◆ **TASK DIRECTIONS**:
Take every line from the first down to the line with "aliquat = [50, 100, 150, 200]" and set it down exactly, without the pictures.

◆ **DATA SHOWN**:
# # #
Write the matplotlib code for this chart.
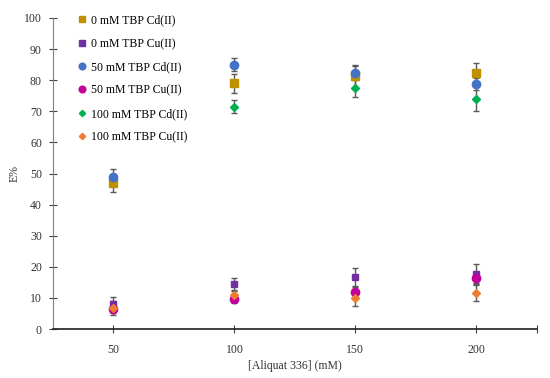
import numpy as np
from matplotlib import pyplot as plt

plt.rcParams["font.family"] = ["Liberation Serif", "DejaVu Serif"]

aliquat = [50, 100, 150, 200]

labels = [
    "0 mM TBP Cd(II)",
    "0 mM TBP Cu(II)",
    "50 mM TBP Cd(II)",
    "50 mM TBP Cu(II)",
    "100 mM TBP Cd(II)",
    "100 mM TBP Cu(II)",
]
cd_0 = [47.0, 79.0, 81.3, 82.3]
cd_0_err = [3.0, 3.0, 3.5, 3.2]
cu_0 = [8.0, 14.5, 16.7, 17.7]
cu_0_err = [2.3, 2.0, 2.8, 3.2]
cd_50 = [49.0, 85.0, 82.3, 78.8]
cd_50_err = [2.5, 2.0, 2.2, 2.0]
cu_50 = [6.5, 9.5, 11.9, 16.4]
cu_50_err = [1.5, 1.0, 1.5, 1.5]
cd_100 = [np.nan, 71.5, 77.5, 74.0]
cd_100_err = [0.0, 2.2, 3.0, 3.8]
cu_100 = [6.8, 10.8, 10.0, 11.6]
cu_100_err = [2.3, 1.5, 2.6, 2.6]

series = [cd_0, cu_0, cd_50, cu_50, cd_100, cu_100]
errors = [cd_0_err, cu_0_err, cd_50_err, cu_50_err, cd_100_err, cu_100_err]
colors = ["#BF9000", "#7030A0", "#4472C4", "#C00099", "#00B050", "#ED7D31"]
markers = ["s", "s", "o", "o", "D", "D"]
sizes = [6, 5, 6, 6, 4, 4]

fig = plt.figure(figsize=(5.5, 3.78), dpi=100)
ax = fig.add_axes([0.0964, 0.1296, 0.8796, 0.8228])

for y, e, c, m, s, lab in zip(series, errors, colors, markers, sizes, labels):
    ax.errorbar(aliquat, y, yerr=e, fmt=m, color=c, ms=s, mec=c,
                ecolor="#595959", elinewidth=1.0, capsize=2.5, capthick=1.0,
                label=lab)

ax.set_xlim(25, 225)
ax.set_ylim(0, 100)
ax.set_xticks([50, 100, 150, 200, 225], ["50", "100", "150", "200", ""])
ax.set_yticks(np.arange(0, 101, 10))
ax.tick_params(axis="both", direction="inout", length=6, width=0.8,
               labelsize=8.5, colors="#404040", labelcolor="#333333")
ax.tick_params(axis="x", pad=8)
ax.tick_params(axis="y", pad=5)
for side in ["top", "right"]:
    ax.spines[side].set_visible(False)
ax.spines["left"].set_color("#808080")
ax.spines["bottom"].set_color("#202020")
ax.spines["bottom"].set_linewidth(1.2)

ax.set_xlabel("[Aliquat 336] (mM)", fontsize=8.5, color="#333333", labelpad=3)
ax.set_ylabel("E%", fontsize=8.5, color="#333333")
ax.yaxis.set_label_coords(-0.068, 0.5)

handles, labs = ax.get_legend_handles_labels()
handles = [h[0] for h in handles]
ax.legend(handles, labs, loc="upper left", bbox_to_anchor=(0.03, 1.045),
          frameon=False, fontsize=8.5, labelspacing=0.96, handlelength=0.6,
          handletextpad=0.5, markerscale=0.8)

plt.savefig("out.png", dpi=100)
# # #
◆ **ANSWER TO THE TASK**:
Write the matplotlib code for this chart.
import numpy as np
from matplotlib import pyplot as plt

plt.rcParams["font.family"] = ["Liberation Serif", "DejaVu Serif"]

aliquat = [50, 100, 150, 200]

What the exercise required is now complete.